The venerable “gray lady” joins a variety of other organizations that have experimented with approaches to stop the use of ad-blockers, including The Washington Post, Forbes, Slate, GQ, and Britain’s The Guardian.
But only 4 percent of large online publishers were taking any visible action against ad blockers, according to a survey by MediaRadar — which makes software for ad sales departments.
The company tested several popular ad-blockers on 100 large websites including CBS, the Guardian, and Forbes. But some magazines that say they are testing campaigns to stop ad blocking, such as GQ, did not show up in the firm’s survey, Bloomberg reports.
The debate about online ads, which many users say are intrusive, comes at a particularly troubling time for newspapers.
Revenue from print ads has declined dramatically, in the last decade, making up only $16.3 billion in 2014, according to data from the Newspaper Association of America. That compares with a high of $47.4 billion in 2005, when online ads made up just over $2 billion. By 2014, web-based ads made up $3.5 billion.
Those losses have also forced cuts across many newsrooms. “Who’s making money off the web? No one is going to pay $100 a week to get the newspaper—or whatever it costs, whatever advertising doesn’t pay,” one 57-year-old longtime journalist who had worked for a daily paper in the Midwest for over 30 years told the Nation, reflecting on the paper’s spate of buyouts.
“But if it goes away, America is going to go, ‘What the hell happened? We need that,’ ” he added.
In his comments last month Mr. Thompson, the Times executive – who was previously director-general at the BBC — also expressed dismay at ad-blocking companies that allow publishers to be whitelisted by charging a fee, likening the practice to extortion.
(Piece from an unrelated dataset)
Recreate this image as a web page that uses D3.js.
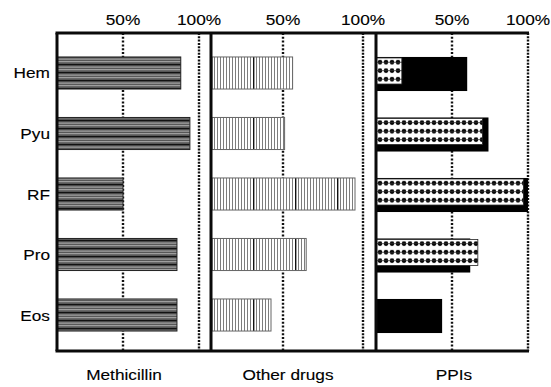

His remarks echoed scathing comments from Randall Rothenberg, the head of the Interactive Advertising Bureau, who blasted the companies in a speech in January as obstructing information for advertisers and users alike.
“They offer to lift their toll gates for those wealthy enough to pay them off, or who submit to their demands that they constrict their freedom of speech to fit the shackles of their revenue schemes,” Mr. Rothenberg said.
While the link between advertising and the future of independent journalism might seem like an unusual one, its history goes back to the 19th century origins of many papers, one researcher found.
In the years after the Civil War, “in the areas with faster-growing advertising markets, newspapers were more likely to be independent,” wrote Maria Petrova, a professor at the Barcelona Institute for Political Economy and Governance, in a 2011 paper in the American Political Science Review.
Particularly, she suggests, advertising revenue helped move papers away from overtly supporting individual parties.
But across the pond, the tone of objections from both lawmakers and news organizations that have launched campaigns to counter ad-blocking appears to be less urgent.
“We need to educate consumers more on how most online content is funded. And we need the whole advertising sector to be smarter. If we can avoid the intrusive ads that consumers dislike, then I believe there should be a decrease in the use of ad-blockers,” said John Whittingdale, Britain’s Culture Secretary, in a speech at the Oxford Media Convention last week.
“I am not suggesting that we should ban ad-blockers but I do share the concern about their impact,” Mr. Whittingdale added.
That measured response is even reflected in the campaigns themselves.
The Guardian has experimented with the tone of its messages, an approach the paper says has led to more success, though it notes only 10 percent of its readers use ad-blockers. Readers who ignore the messages can also continue to use the paper’s site, according to Bloomberg.
“We notice you’re using an ad blocker,” reads one message the site has used. “Perhaps you’ll support us another way?”